Intel announced plans to join some 24 venture capital firms to invest a collective $3.5 billion in U.S.-based technology companies over the next two years.

Intel CEO Paul Otellini also told an audience at the Brookings Institute that the company is part of a group of 17 companies that have pledged to boost hiring of recent college graduates this year. That effort is expected to result in 10,500 new jobs for the graduates, he said.

The companies pledging to hire more graduates include tech heavyweights like Accenture PLC, Adobe Systems Inc., Cisco Systems Inc., Dell Inc., EMC Corp., Google Inc., Hewlett-Packard Co., Microsoft Corp. and Yahoo Inc.
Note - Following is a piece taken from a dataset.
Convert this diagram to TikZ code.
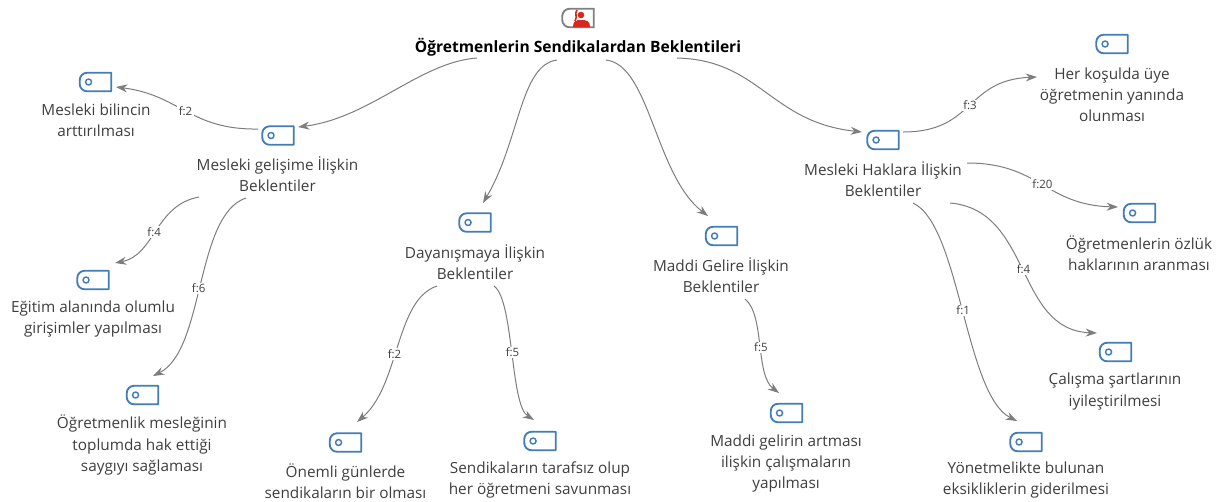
\documentclass[tikz,border=0pt]{standalone}
\usepackage{fontspec}
\setmainfont{Open Sans}
\usetikzlibrary{arrows.meta}
\definecolor{tagblue}{RGB}{66,125,184}
\definecolor{linkgray}{RGB}{125,125,125}
\definecolor{textgray}{RGB}{62,62,62}
\definecolor{rootred}{RGB}{214,40,30}
\tikzset{
  tagbox/.style={inner sep=0pt,minimum width=23.25pt,minimum height=13.5pt},
  tagline/.style={color=tagblue,line width=1.4pt,line join=round},
  concept/.style={align=center,text=textgray,font=\fontsize{11.5}{15.8}\selectfont,inner sep=0.75pt},
  link/.style={color=linkgray,line width=0.75pt,-{Stealth[length=8.5pt,width=6pt]}},
  freq/.style={fill=white,text=textgray,font=\fontsize{8.6}{10}\selectfont,inner sep=1pt}
}
% tag icon: name, position, colour style
\newcommand{\tagicon}[3][tagline]{
  \node [tagbox] (#2) at (#3) {};
  \draw [#1,rounded corners=5.5pt] (#2.north east) [sharp corners] -- (#2.south east) [rounded corners=5.5pt] -- (#2.south west) -- (#2.north west) [sharp corners] -- cycle;
}
\begin{document}
\begin{tikzpicture}[x=0.75pt,y=0.75pt,yscale=-1,xscale=1]
\useasboundingbox (0,0) rectangle (1216,501);

% Tag Icons
\tagicon[color=gray,line width=1.4pt]{rooticon}{578,18}
\fill [rootred] (581,15) circle (3.3) (573,27) .. controls (573,21) and (576,20) .. (581,20) .. controls (587,20) and (590,21) .. (590,27) -- cycle;
\draw [rootred,line width=1.2pt] (577,10) .. controls (574,14) and (578,16) .. (575,21);
\tagicon{bilinc}{95.5,82}
\tagicon{gelisim}{278,135.5}
\tagicon{egitim}{93,280}
\tagicon{saygi}{142.5,395}
\tagicon{dayanisma}{475,222.5}
\tagicon{gunler}{345.5,442.5}
\tagicon{tarafsiz}{540,441}
\tagicon{gelire}{721.5,236}
\tagicon{gelirin}{786.5,413}
\tagicon{haklar}{883,140}
\tagicon{kosul}{1112,44}
\tagicon{ozluk}{1139.5,213}
\tagicon{sart}{1115.5,352}
\tagicon{yonet}{1026,442}
\foreach \tagname in {bilinc,gelisim,egitim,saygi,dayanisma,gunler,tarafsiz,gelire,gelirin,haklar,kosul,ozluk,sart,yonet}
  \draw [tagline,line width=1.1pt] ([xshift=-5.2pt]\tagname.center) circle (3);

% Text Node
\node [concept,text=black,font=\fontsize{11.7}{15}\selectfont\bfseries] (roottext) at (578,47) {Öğretmenlerin Sendikalardan Beklentileri};
\node [concept] (bilinctext) at (96,120.5) {Mesleki bilincin\\arttırılması};
\node [concept] (gelisimtext) at (277.5,174) {Mesleki gelişime İlişkin\\Beklentiler};
\node [concept] (egitimtext) at (93,319) {Eğitim alanında olumlu\\girişimler yapılması};
\node [concept] (saygitext) at (142,445) {Öğretmenlik mesleğinin\\toplumda hak ettiği\\saygıyı sağlaması};
\node [concept] (dayanismatext) at (475,262) {Dayanışmaya İlişkin\\Beklentiler};
\node [concept] (gunlertext) at (345.5,481) {Önemli günlerde\\sendikaların bir olması};
\node [concept] (tarafsiztext) at (540,479.5) {Sendikaların tarafsız olup\\her öğretmeni savunması};
\node [concept] (geliretext) at (721,275) {Maddi Gelire İlişkin\\Beklentiler};
\node [concept] (gelirintext) at (786,463.5) {Maddi gelirin artması\\ilişkin çalışmaların\\yapılması};
\node [concept] (haklartext) at (883,179.5) {Mesleki Haklara İlişkin\\Beklentiler};
\node [concept] (kosultext) at (1112,95) {Her koşulda üye\\öğretmenin yanında\\olunması};
\node [concept] (ozluktext) at (1139,253.5) {Öğretmenlerin özlük\\haklarının aranması};
\node [concept] (sarttext) at (1115,391.5) {Çalışma şartlarının\\iyileştirilmesi};
\node [concept] (yonettext) at (1026,480) {Yönetmelikte bulunan\\eksikliklerin giderilmesi};

%Curve Lines
\draw [link] ([shift={(-101,11)}]roottext.center) .. controls (420,62) and (370,118) .. ([shift={(20,-8.5)}]gelisim.center);
\draw [link] ([shift={(-21,13)}]roottext.center) .. controls (520,65) and (520,140) .. ([shift={(8,-19.5)}]dayanisma.center);
\draw [link] ([shift={(28,13)}]roottext.center) .. controls (650,65) and (655,175) .. ([shift={(-13.5,-20)}]gelire.center);
\draw [link] ([shift={(99,11)}]roottext.center) .. controls (760,60) and (770,122) .. ([shift={(-21,-8)}]haklar.center);
\draw [link] ([shift={(-20,-6.5)}]gelisim.center) .. controls (190,130) and (180,95) .. ([shift={(20.5,5)}]bilinc.center) node [freq,pos=0.5] (gelisimf) {f:2};
\draw [link] ([shift={(-78.5,23)}]gelisimtext.center) .. controls (155,205) and (155,255) .. ([shift={(22,-17)}]egitim.center) node [freq,pos=0.52] (egitimf) {f:4};
\draw [link] ([shift={(-31.5,24)}]gelisimtext.center) .. controls (195,215) and (205,350) .. ([shift={(10.5,-19)}]saygi.center) node [freq,pos=0.52] (saygif) {f:6};
\draw [link] ([shift={(-38,24)}]dayanismatext.center) .. controls (395,300) and (400,385) .. ([shift={(11.5,-20.5)}]gunler.center) node [freq,pos=0.55] (gunlerf) {f:2};
\draw [link] ([shift={(19,24)}]dayanismatext.center) .. controls (514,300) and (510,405) .. ([shift={(-6,-21)}]tarafsiz.center) node [freq,pos=0.5] (tarafsizf) {f:5};
\draw [link] ([shift={(24,24)}]geliretext.center) .. controls (765,315) and (755,375) .. ([shift={(-7.5,-20)}]gelirin.center) node [freq,pos=0.52] (gelirinf) {f:5};
\draw [link] ([shift={(20,-8)}]haklar.center) .. controls (975,132) and (965,80) .. ([shift={(-75,33)}]kosul.center) node [freq,pos=0.5] (kosulf) {f:3};
\draw [link] ([shift={(84,-16.5)}]haklartext.center) .. controls (1040,163) and (1045,205) .. ([shift={(-21.5,-6)}]ozluk.center) node [freq,pos=0.5] (ozlukf) {f:20};
\draw [link] ([shift={(67,23.5)}]haklartext.center) .. controls (1032,210) and (1015,330) .. ([shift={(-18.5,-19)}]sart.center) node [freq,pos=0.5] (sartf) {f:4};
\draw [link] ([shift={(30,23.5)}]haklartext.center) .. controls (960,225) and (965,395) .. ([shift={(-9,-21)}]yonet.center) node [freq,pos=0.5] (yonetf) {f:1};

\end{tikzpicture}
\end{document}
“Strong, enduring economies grow out of a culture of investment and a commitment to innovation,” Otellini said. “We simply must have a clear, consistent strategy to promote innovation, investment and start-up companies. There are things business can do, and ought to do, independent of what government achieves. It would be a long-term mistake to let our future scientists and engineers sit idle after graduation.”

The investment effort, which includes some $200 million from Intel's own venture capital arm, is designed to support clean technology, information technology and biotechnology, according to Intel.

“The venture part of this initiative is much needed and well timed,” said Dan Olds, an analyst with The Gabriel Consulting Group. “First, venture capital is the lifeblood of innovation and private venture capital, which this is, is much more productive when it's invested. This is because the entrepreneurs get more than just seed capital. They get the experience, expertise, and contacts from the venture firm. The recession has put a lot of smart people on the street, many of whom have great ideas for new and innovative products.”

Olds also said the venture capital funding should help boost investments in tech companies that have lagged in recent years.

“We've seen a spectacular drop in VC investment over the past two years,” Olds said. “In 2009, investments in start-ups totaled around $18 billion. Compare that to around $30 billion in 2007. It's easy to see that the additional $3.5 bill is going to be helpful.”